### Problem requirements
It is required that the lines from the top of the listing through the line with "1-308/357, (648-97)/662, (308-22)/357])" be reproduced exactly, excluding pictures.

### Dataset extract

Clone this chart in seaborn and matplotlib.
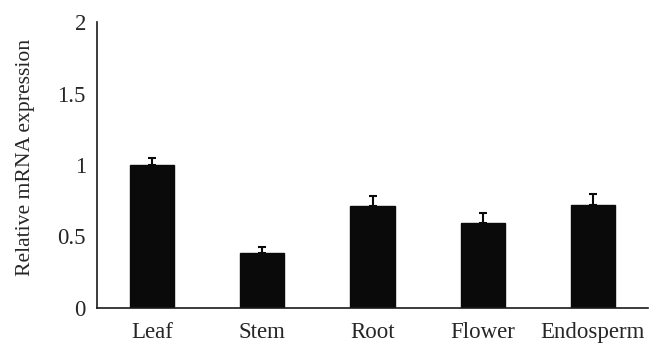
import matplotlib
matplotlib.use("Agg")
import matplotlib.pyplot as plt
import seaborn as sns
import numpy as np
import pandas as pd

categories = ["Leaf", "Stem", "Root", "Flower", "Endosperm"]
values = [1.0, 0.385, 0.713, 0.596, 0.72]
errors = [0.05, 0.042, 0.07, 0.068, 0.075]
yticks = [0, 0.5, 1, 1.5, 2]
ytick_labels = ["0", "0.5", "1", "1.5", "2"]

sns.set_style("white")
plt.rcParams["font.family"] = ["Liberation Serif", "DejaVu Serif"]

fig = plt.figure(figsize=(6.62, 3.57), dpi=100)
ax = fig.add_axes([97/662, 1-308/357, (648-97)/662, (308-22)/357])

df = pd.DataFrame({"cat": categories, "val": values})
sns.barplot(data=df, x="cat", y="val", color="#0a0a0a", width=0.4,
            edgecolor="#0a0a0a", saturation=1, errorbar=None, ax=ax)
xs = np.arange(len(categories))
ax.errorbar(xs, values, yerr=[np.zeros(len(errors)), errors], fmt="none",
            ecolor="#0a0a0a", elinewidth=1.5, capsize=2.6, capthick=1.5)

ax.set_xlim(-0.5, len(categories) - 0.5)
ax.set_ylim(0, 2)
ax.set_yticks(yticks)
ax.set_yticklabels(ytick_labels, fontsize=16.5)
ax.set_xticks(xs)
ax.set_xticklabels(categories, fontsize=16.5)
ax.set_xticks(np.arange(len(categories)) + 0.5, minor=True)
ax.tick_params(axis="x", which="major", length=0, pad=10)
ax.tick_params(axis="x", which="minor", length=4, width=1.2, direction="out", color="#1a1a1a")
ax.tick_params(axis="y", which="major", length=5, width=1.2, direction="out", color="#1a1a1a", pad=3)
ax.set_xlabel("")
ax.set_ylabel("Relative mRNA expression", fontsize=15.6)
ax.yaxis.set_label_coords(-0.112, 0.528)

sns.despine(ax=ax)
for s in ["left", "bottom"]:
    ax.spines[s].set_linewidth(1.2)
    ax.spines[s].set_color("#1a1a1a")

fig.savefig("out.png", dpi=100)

### Solution to the exercise
Clone this chart in seaborn and matplotlib.
import matplotlib
matplotlib.use("Agg")
import matplotlib.pyplot as plt
import seaborn as sns
import numpy as np
import pandas as pd

categories = ["Leaf", "Stem", "Root", "Flower", "Endosperm"]
values = [1.0, 0.385, 0.713, 0.596, 0.72]
errors = [0.05, 0.042, 0.07, 0.068, 0.075]
yticks = [0, 0.5, 1, 1.5, 2]
ytick_labels = ["0", "0.5", "1", "1.5", "2"]

sns.set_style("white")
plt.rcParams["font.family"] = ["Liberation Serif", "DejaVu Serif"]

fig = plt.figure(figsize=(6.62, 3.57), dpi=100)
ax = fig.add_axes([97/662, 1-308/357, (648-97)/662, (308-22)/357])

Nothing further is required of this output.